Все в ее судьбе было необычно, невероятно, все по-сумасшедшему кружилось в такт ее бешеному темпераменту – ведь она была озорной, прямой, правдивой и…наивной девчонкой. Такой воспитал ее отец – польский аристократ Бронислав Стебельский. Он мечтал о рождении сына, но родилась девочка. «Я хочу, чтобы ты была орленком, а не курицей», – говорил он ей. Уже в три года она могла собрать и разобрать ружье, а когда ей исполнилось четыре года, отец подарил на день рождения живого медвежонка. Девочка с ним дружила и страдала, обнаружив, что его застрелили.
…Само рождение Марии в Чебоксарах в 1892 году окутано ореолом романтической тайны. Известно, что матерью девочки была Анна Розанович – актриса провинциального местного театра в чувашском городе Чебоксары. Ее супругом был мелкий служащий Воробьев. Жизнь в провинции, закулисные интриги, бедность – все это угнетало Анну. Она считала, что создана для большой любви. И вдруг судьба занесла в Чебоксары государственного служащего, польского аристократа, инспектора по лесному ведомству Бронислава Стебельского.
Сердце провинциальной актрисы затрепетало. Ей казалось, что настало ее время – время любви. Каким убогим и скучным показался ей супруг Воробьев. Стебельский зачастил в театр – куда же было еще податься в провинциальном городе. Он стал завсегдатаем кулис, познакомился с Розанович.
Бурный любовный роман закружил обоих, родилась девочка. Скандал потряс местный бомонд. Актриса и ее супруг отказались от родившегося ребенка. Благородный Бронислав Стебельский забрал малышку к себе и занялся ее воспитанием.
Он был человеком неуравновешенным, вспыльчивым, иногда даже жестоким. Девочка не знала материнской ласки, заботы. Отец часто менял места службы, они переезжали из Чебоксар в Варшаву, оттуда – в Москву, затем в Тифлис, где Мария жила у дальних родственников отца.
Уже в детстве и ранней юности она познала горькое чувство одиночества, узнала самое страшное – предательство матери. Ей, как того и хотел отец, пришлось стать настоящим орленком, – защищать себя в самых сложных жизненных обстоятельствах, отстаивать свою независимость.
Получение аттестата об окончании школы обернулось для нее настоящей трагедией. Она вернулась домой в слезах: почему в аттестате написано, что она Воробьева, когда она – Стебельская? Отец с грустью рассказал девочке ее биографию, заметив, что не мог официально удочерить ее, потому что он – католик. И Мария до конца своей жизни носила двойную фамилию Воробьева-Стебельская, а по отчеству была Брониславовна.

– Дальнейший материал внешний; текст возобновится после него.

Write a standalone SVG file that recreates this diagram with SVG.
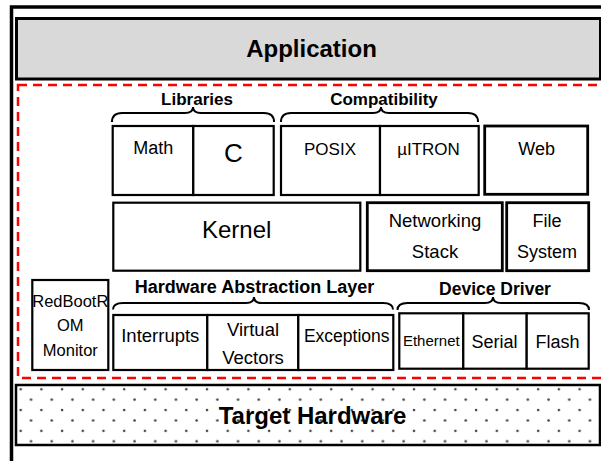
<svg xmlns="http://www.w3.org/2000/svg" width="601" height="461" viewBox="0 0 601 461">
<defs>
<pattern id="dots" patternUnits="userSpaceOnUse" x="15.7" y="384.3" width="20.7" height="20.8">
<circle cx="5" cy="5" r="1.3" fill="#444"/>
<circle cx="15.35" cy="15.4" r="1.3" fill="#444"/>
</pattern>
<style>
.box{fill:#fff;stroke:#000;stroke-width:2.2}
.boxb{fill:#fff;stroke:#000;stroke-width:2.8}
.t{font-family:"Liberation Sans",Arial,sans-serif;fill:#000;text-anchor:middle}
.b{font-family:"Liberation Sans",Arial,sans-serif;font-weight:bold;fill:#000;text-anchor:middle}
.brace{fill:none;stroke:#000;stroke-width:2}
</style>
</defs>
<rect width="601" height="461" fill="#fff"/>
<rect x="11.5" y="7" width="700" height="500" fill="none" stroke="#000" stroke-width="3.5"/>

<g id="application">
<rect x="16.5" y="18.5" width="584" height="60.5" fill="#d9d9d9" stroke="#000" stroke-width="3"/>
<text class="b" x="311.5" y="57" font-size="24">Application</text>
</g>

<rect id="ecos-boundary" x="18" y="85" width="700" height="293" fill="none" stroke="#ff0000" stroke-width="2.5" stroke-dasharray="9 6"/>

<g id="braces">
<path class="brace" d="M112,122 Q112,113 122,113 L185,113 Q193,113 193,107 Q193,113 201,113 L264,113 Q274,113 274,122"/>
<path class="brace" d="M281,122 Q281,113 291,113 L373,113 Q381,113 381,107 Q381,113 389,113 L468,113 Q478,113 478,122"/>
<path class="brace" d="M113,309.5 Q113,303 123,303 L246,303 Q254,303 254,297 Q254,303 262,303 L383,303 Q393,303 393,309.5"/>
<path class="brace" d="M397.5,310 Q397.5,303 407.5,303 L485,303 Q493,303 493,297 Q493,303 501,303 L579,303 Q589,303 589,310"/>
</g>

<g id="libraries-label"><text class="b" x="197" y="105" font-size="17">Libraries</text></g>
<g id="compatibility-label"><text class="b" x="384" y="105" font-size="17">Compatibility</text></g>

<g id="math">
<rect class="box" x="112.7" y="126" width="80.6" height="69"/>
<text class="t" x="153.3" y="154" font-size="18">Math</text>
</g>
<g id="c">
<rect class="box" x="193.3" y="126" width="80.4" height="69"/>
<text class="t" x="233.3" y="161.5" font-size="26">C</text>
</g>
<g id="posix">
<rect class="box" x="281" y="126" width="99" height="69"/>
<text class="t" x="330" y="155" font-size="17">POSIX</text>
</g>
<g id="uitron">
<rect class="box" x="380" y="126" width="98.7" height="69"/>
<text class="t" x="428.5" y="155" font-size="17">µITRON</text>
</g>
<g id="web">
<rect class="boxb" x="484.7" y="126" width="103" height="68.3"/>
<text class="t" x="536.7" y="155" font-size="18">Web</text>
</g>

<g id="kernel">
<rect class="box" x="113.3" y="202.7" width="247" height="68"/>
<text class="t" x="236.7" y="238.3" font-size="24">Kernel</text>
</g>
<g id="networking-stack">
<rect class="boxb" x="367.3" y="202.7" width="135" height="68"/>
<text class="t" x="435" y="226.7" font-size="18.5">Networking</text>
<text class="t" x="435" y="258.3" font-size="18.5">Stack</text>
</g>
<g id="file-system">
<rect class="boxb" x="506.7" y="202.7" width="82" height="68"/>
<text class="t" x="547" y="226.7" font-size="18">File</text>
<text class="t" x="547" y="258.3" font-size="18">System</text>
</g>

<g id="redboot">
<rect class="box" x="32.3" y="280" width="76" height="90"/>
<text class="t" x="70.3" y="306.7" font-size="16.5">RedBootR</text>
<text class="t" x="70.3" y="330.5" font-size="16.5">OM</text>
<text class="t" x="70.3" y="356" font-size="16.5">Monitor</text>
</g>

<g id="hal-label"><text class="b" x="254.5" y="293.3" font-size="18">Hardware Abstraction Layer</text></g>
<g id="device-driver-label"><text class="b" x="495" y="295" font-size="17.5">Device Driver</text></g>

<g id="interrupts">
<rect class="box" x="113.3" y="315" width="94" height="55"/>
<text class="t" x="160.3" y="341.7" font-size="18.5">Interrupts</text>
</g>
<g id="virtual-vectors">
<rect class="box" x="207.3" y="315" width="91" height="55"/>
<text class="t" x="253" y="336" font-size="18.5">Virtual</text>
<text class="t" x="253" y="364" font-size="18.5">Vectors</text>
</g>
<g id="exceptions">
<rect class="box" x="298.3" y="315" width="95" height="55"/>
<text class="t" x="346.7" y="341.7" font-size="17.5">Exceptions</text>
</g>

<g id="ethernet">
<rect class="box" x="399.3" y="313.3" width="64" height="55.4"/>
<text class="t" x="431.3" y="346" font-size="15">Ethernet</text>
</g>
<g id="serial">
<rect class="box" x="463.3" y="313.3" width="63.4" height="55.4"/>
<text class="t" x="494.5" y="348.3" font-size="18">Serial</text>
</g>
<g id="flash">
<rect class="box" x="526.7" y="313.3" width="62" height="55.4"/>
<text class="t" x="557.5" y="348.3" font-size="18">Flash</text>
</g>

<g id="target-hardware">
<rect x="16" y="385" width="584" height="60" fill="#fff" stroke="none"/>
<rect x="16" y="385" width="584" height="60" fill="url(#dots)" stroke="#000" stroke-width="2.5"/>
<text class="b" x="312.5" y="424" font-size="24">Target Hardware</text>
</g>
</svg>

Зная любовь дочери к искусству и живописи, вскоре после окончания школы отец отправил ее в Москву. Здесь она некоторое время училась в Строгановском училище живописи, а затем, в 1911 году, отец оплатил ее пребывание в Риме. Мария была очарована увиденным, писала домой длинные письма, в которых подробно описывала памятники и музеи, поразившую ее живопись и скульптуру. После недолгого пребывания на Капри Мария решила продолжать обучение в Париже. Этот удивительный город притягивал к себе, став настоящей Меккой для молодых, талантливых, дерзких художников, поэтов, музыкантов, всех тех, кто верил в свой талант и мечтал покорить весь мир.
«LA RUCHE» – «УЛЕЙ» И ЕГО ОБИТАТЕЛИ
Сто с лишним лет назад преуспевающий французский скульптор Альфред Буше купил в Париже за бесценок просторный участок земли к югу от Монпарнаса, а заодно и павильон, построенный Гюставом Эйфелем для Всемирной выставки 1900 года, к тому времени уже демонтированный.
Ротонду он воздвиг заново на купленной земле, назвав ее «Виллой Медичи». Внутри Буше устроил узкие комнаты-мастерские и стал сдавать их за бесценок бедным художникам. Талантливые обитатели колонии прозвали это здание La Ruche – «Улей» и, став знаменитыми, впоследствии прославили его. Марк Шагал в своих воспоминаниях говорил: «Здесь либо умирали с голоду, либо становились знаменитыми».
В этом убогом, густо населенном доме, лишенном элементарных удобств, жили, работали, творили, радовались жизни и страдали талантливые полуголодные молодые люди, которые впоследствии стали гордостью «парижской школы». Оплата мастерской в «Улье», расположенном в непосредственной близости от городской бойни, обходилась всего в 50 франков в год, а сытный обед стоил не более двух с половиной – это весьма небольшие суммы, даже по тем временам. Неудивительно, что обитателями «Улья» были преимущественно бедные художники, а также многоязычная художественная богема.